Given problem: Begin with the first line below and retype each line exactly through the line containing "plt.rcParams['font.family'] = ['Liberation". Any pictures are to be left out.
___ Stored records ___
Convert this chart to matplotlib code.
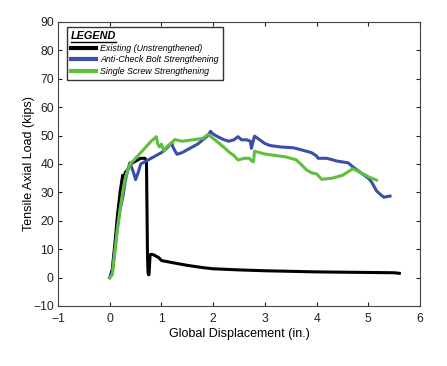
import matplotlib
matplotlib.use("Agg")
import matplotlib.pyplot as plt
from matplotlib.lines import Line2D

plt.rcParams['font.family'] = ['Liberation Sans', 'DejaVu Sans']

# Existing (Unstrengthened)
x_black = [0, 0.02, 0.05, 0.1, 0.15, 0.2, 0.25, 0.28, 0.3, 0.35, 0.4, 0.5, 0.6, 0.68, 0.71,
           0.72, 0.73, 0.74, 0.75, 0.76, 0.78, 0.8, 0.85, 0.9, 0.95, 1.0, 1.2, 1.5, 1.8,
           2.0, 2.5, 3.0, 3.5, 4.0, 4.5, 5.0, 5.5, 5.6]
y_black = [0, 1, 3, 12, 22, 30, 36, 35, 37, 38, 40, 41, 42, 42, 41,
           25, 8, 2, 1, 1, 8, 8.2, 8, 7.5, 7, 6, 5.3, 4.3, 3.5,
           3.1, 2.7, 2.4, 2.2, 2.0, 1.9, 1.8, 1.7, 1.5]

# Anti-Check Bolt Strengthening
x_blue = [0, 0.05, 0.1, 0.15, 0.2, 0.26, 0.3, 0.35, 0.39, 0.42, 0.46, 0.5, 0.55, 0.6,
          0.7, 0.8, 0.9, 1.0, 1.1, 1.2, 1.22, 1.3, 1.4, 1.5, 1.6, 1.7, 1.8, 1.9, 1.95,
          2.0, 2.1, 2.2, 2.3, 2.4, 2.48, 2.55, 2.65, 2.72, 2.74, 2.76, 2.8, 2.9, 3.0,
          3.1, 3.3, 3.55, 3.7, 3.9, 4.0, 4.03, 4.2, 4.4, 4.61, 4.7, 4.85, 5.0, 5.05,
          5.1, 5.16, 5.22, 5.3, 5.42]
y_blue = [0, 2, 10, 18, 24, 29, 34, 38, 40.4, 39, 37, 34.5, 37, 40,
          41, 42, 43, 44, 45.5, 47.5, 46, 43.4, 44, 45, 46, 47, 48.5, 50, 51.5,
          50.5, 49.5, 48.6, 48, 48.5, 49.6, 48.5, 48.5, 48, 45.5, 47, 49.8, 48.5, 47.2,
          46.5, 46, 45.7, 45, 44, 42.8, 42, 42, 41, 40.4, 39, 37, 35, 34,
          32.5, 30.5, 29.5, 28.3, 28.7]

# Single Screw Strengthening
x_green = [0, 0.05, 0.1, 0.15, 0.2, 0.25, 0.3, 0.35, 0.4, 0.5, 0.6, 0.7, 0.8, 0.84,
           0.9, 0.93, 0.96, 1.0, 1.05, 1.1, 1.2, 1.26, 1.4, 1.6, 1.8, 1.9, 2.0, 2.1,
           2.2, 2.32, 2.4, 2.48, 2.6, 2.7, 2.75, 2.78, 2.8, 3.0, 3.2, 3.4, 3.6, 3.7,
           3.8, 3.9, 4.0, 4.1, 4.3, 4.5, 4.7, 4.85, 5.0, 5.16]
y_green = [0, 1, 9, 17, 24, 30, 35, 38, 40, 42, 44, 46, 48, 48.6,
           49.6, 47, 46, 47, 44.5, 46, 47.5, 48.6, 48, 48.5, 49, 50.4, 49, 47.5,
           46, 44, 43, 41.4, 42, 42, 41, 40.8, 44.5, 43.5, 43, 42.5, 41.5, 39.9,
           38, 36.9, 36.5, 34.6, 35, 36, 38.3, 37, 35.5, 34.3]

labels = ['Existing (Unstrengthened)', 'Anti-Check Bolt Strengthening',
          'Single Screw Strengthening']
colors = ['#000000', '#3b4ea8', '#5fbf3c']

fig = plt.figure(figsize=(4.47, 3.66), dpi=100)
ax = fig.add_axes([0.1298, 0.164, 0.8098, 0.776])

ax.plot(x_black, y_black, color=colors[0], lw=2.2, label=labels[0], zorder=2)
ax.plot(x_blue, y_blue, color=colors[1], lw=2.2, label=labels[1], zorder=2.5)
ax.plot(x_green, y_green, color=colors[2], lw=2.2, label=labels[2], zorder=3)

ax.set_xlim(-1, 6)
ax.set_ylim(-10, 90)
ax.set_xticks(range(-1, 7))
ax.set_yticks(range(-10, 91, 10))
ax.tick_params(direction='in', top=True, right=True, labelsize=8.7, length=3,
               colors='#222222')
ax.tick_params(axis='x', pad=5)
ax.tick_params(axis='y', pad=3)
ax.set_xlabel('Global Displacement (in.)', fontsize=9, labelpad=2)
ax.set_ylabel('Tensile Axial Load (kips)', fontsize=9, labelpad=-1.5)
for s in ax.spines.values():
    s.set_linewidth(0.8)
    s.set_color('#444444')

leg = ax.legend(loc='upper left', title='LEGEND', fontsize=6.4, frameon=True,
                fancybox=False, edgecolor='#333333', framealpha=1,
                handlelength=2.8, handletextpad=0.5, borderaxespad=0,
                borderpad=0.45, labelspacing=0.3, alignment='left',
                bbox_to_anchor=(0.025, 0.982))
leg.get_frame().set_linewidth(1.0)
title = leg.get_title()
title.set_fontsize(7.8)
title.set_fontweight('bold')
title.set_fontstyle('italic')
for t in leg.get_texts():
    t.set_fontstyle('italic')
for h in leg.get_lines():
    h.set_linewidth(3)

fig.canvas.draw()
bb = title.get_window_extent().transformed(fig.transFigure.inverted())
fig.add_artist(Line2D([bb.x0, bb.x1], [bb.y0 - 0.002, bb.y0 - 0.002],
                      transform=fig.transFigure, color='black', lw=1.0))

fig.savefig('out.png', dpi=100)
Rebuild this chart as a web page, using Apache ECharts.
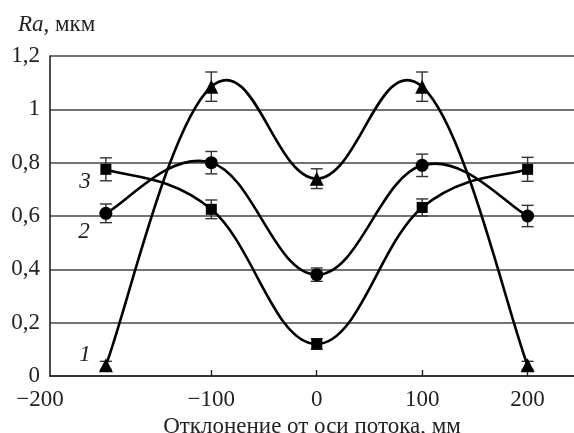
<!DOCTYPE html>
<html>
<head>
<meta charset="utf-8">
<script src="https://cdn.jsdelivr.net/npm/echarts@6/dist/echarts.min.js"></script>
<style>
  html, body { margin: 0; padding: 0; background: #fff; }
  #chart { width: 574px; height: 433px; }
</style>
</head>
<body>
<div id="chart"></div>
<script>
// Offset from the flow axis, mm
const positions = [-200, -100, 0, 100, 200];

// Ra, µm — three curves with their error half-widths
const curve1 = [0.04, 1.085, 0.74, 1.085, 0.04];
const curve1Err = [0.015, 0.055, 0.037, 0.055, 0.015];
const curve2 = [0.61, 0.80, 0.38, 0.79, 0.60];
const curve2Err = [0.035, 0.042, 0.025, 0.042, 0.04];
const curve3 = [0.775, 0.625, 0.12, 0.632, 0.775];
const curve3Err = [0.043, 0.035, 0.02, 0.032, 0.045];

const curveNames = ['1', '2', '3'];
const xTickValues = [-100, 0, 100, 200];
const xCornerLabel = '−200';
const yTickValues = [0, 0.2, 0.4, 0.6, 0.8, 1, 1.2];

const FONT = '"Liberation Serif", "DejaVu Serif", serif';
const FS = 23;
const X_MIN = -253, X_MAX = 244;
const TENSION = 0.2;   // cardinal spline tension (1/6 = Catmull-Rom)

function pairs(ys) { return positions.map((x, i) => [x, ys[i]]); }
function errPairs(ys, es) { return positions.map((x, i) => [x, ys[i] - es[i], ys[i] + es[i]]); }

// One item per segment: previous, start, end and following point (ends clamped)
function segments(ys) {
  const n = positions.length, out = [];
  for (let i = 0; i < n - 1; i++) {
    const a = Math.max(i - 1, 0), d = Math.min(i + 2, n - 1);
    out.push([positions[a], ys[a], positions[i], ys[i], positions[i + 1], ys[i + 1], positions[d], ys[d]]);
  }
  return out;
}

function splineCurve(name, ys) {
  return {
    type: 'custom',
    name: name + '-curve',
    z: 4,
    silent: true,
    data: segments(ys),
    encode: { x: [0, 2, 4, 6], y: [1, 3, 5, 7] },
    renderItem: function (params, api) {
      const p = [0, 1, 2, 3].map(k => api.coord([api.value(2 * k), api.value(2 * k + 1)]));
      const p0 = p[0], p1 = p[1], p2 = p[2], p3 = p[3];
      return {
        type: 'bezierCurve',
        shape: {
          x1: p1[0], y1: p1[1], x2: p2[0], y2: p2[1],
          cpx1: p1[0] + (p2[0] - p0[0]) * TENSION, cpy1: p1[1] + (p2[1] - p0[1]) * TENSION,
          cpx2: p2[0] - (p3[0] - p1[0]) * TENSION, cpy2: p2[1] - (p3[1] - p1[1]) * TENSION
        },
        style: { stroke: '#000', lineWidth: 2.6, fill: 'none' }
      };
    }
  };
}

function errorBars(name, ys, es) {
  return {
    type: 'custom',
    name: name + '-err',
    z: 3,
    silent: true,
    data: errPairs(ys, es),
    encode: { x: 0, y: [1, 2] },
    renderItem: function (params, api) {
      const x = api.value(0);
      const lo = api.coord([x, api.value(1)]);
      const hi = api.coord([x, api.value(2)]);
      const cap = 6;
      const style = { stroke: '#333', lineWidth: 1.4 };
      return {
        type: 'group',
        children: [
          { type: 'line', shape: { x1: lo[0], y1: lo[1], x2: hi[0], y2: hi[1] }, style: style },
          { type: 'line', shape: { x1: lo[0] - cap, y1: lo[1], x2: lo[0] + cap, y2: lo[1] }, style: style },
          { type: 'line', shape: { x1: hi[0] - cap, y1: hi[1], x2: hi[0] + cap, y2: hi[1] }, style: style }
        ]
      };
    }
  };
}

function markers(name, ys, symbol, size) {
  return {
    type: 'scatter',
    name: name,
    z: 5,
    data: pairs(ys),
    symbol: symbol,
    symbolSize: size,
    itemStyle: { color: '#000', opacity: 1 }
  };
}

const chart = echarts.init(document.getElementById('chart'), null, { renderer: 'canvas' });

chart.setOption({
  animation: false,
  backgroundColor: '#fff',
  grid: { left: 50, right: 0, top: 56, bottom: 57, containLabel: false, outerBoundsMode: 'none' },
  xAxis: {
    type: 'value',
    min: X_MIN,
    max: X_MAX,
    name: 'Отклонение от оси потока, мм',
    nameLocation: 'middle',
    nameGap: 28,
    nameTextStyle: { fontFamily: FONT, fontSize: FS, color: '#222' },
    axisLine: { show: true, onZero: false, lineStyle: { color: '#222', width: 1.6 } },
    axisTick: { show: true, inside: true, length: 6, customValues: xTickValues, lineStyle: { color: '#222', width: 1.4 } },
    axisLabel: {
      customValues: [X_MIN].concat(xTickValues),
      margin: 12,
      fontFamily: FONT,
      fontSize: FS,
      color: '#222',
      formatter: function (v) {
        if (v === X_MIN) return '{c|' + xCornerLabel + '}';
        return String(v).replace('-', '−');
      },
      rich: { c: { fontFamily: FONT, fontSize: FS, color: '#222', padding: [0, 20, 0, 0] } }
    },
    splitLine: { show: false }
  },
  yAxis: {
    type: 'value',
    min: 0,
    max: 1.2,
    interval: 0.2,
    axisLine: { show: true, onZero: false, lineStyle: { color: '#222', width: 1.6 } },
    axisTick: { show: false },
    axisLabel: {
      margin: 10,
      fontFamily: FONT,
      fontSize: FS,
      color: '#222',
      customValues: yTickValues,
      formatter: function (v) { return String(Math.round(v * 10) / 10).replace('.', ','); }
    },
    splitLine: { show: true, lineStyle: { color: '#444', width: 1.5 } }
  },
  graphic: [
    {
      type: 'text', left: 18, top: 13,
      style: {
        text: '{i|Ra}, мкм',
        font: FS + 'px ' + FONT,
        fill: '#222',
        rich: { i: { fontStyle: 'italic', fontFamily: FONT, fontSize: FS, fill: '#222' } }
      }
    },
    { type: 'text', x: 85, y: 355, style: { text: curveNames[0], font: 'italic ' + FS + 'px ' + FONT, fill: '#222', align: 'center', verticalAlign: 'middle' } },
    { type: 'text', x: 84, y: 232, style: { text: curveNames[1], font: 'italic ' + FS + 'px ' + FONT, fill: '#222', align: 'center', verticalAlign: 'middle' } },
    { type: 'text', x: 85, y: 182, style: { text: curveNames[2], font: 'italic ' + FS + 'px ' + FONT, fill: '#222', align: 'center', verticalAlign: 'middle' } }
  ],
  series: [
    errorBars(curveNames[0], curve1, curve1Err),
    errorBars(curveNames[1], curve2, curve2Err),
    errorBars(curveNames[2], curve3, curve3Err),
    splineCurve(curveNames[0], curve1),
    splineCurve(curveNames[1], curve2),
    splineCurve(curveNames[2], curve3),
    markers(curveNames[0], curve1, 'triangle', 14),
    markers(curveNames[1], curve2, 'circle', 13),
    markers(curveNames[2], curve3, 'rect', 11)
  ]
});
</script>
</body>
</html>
___
Solution for this task:
Convert this chart to matplotlib code.
import matplotlib
matplotlib.use("Agg")
import matplotlib.pyplot as plt
from matplotlib.lines import Line2D

plt.rcParams['font.family'] = ['Liberation Sans', 'DejaVu Sans']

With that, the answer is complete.